> PROBLEM DESCRIPTION: Repeat word for word the lines from the top of the records through the line containing "(0,0) rectangle (580,375);", and skip the pictures.

> RECORD EXCERPTS:

•••••

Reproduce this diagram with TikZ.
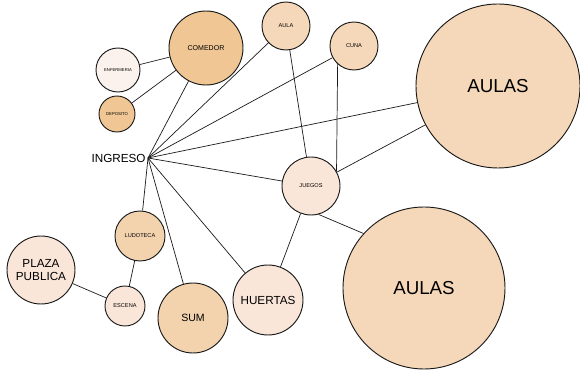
\documentclass[tikz,border=0pt]{standalone}
\usepackage{fontspec}
\setmainfont{Liberation Sans}
\usetikzlibrary{positioning}
\definecolor{spnaranja}{HTML}{F0C794}
\definecolor{spdurazno}{HTML}{F5D8B9}
\definecolor{sparena}{HTML}{F2D3AE}
\definecolor{sprosa}{HTML}{FAE6D8}
\definecolor{spblanco}{HTML}{FBF2ED}
\definecolor{splinea}{HTML}{1A1A1A}

\begin{document}
\begin{tikzpicture}[x=0.03cm, y=-0.03cm,
  sala/.style={circle, draw=splinea, line width=0.8pt, inner sep=0pt, align=center},
  tiny/.style={font=\fontsize{3.6}{4}\selectfont},
  chica/.style={font=\fontsize{4.8}{5.5}\selectfont},
  lazo/.style={draw=splinea, line width=0.6pt}]

\useasboundingbox (0,0) rectangle (580,375);

% ---- administracion ------------------------------------------------
\node[sala, fill=spnaranja, minimum size=2.22cm, font=\fontsize{6}{7}\selectfont]
     (comedor) at (206,48) {COMEDOR};
\node[sala, fill=spblanco, minimum size=1.32cm, tiny] (enfermeria) at (118,70) {ENFERMERIA};
\node[sala, fill=spnaranja, minimum size=1.08cm, tiny] (deposito) at (117,114) {DEPOSITO};

% ---- aulas -----------------------------------------------------------
\node[sala, fill=spdurazno, minimum size=1.44cm, chica] (aula) at (286,26) {AULA};
\node[sala, fill=spdurazno, minimum size=1.44cm, chica] (cuna) at (354,46) {CUNA};
\node[sala, fill=spdurazno, minimum size=4.92cm, font=\fontsize{16}{18}\selectfont]
     (aulasA) at (498,86) {AULAS};
\node[sala, fill=sprosa, minimum size=1.74cm, chica] (juegos) at (311,186) {JUEGOS};
\node[sala, fill=spdurazno, minimum size=4.86cm, font=\fontsize{16}{18}\selectfont]
     (aulasB) at (424,288) {AULAS};

% ---- ingreso ---------------------------------------------------------
\node[anchor=east, inner sep=1pt, font=\fontsize{10}{12}\selectfont] (ingreso) at (147,158) {INGRESO};
\coordinate (hub) at (148,158);

% ---- espacios comunes -----------------------------------------------
\node[sala, fill=sparena, minimum size=1.5cm, chica] (ludoteca) at (140,236) {LUDOTECA};
\node[sala, fill=sprosa, minimum size=2.04cm, font=\fontsize{10}{11}\selectfont]
     (plaza) at (41,270) {PLAZA\\PUBLICA};
\node[sala, fill=sprosa, minimum size=1.2cm, chica] (escena) at (125,306) {ESCENA};
\node[sala, fill=sparena, minimum size=2.1cm, font=\fontsize{9}{10}\selectfont] (sum) at (193,318) {SUM};
\node[sala, fill=sprosa, minimum size=2.1cm, font=\fontsize{10}{11}\selectfont] (huertas) at (268,300) {HUERTAS};

% ---- conexiones ------------------------------------------------------
\draw[lazo] (enfermeria) -- (comedor);
\draw[lazo] (deposito) -- (comedor);
\foreach \dest in {comedor, aula, cuna, aulasA, juegos, ludoteca, sum, huertas}
  \draw[lazo] (hub) -- (\dest);
\draw[lazo] (aula) -- (juegos);
\draw[lazo] (cuna.228) -- (juegos.30);
\draw[lazo] (juegos) -- (aulasA);
\draw[lazo] (juegos.-75) -- (aulasB.138);
\draw[lazo] (huertas) -- (juegos);
\draw[lazo] (plaza) -- (escena);
\draw[lazo] (escena) -- (ludoteca);
\end{tikzpicture}
\end{document}
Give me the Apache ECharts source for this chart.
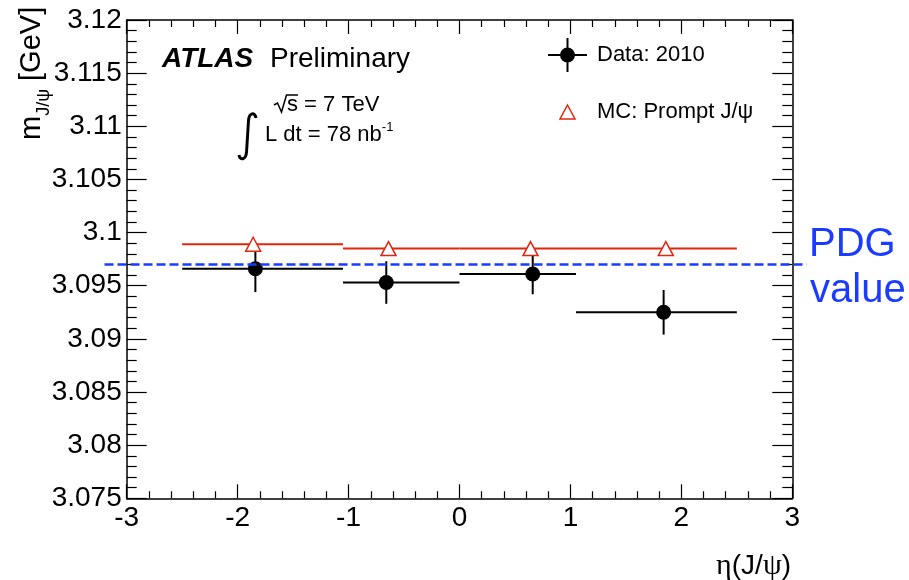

•••••

> RESPONSE TO THIS EXERCISE:
Reproduce this diagram with TikZ.
\documentclass[tikz,border=0pt]{standalone}
\usepackage{fontspec}
\setmainfont{Liberation Sans}
\usetikzlibrary{positioning}
\definecolor{spnaranja}{HTML}{F0C794}
\definecolor{spdurazno}{HTML}{F5D8B9}
\definecolor{sparena}{HTML}{F2D3AE}
\definecolor{sprosa}{HTML}{FAE6D8}
\definecolor{spblanco}{HTML}{FBF2ED}
\definecolor{splinea}{HTML}{1A1A1A}

\begin{document}
\begin{tikzpicture}[x=0.03cm, y=-0.03cm,
  sala/.style={circle, draw=splinea, line width=0.8pt, inner sep=0pt, align=center},
  tiny/.style={font=\fontsize{3.6}{4}\selectfont},
  chica/.style={font=\fontsize{4.8}{5.5}\selectfont},
  lazo/.style={draw=splinea, line width=0.6pt}]

\useasboundingbox (0,0) rectangle (580,375);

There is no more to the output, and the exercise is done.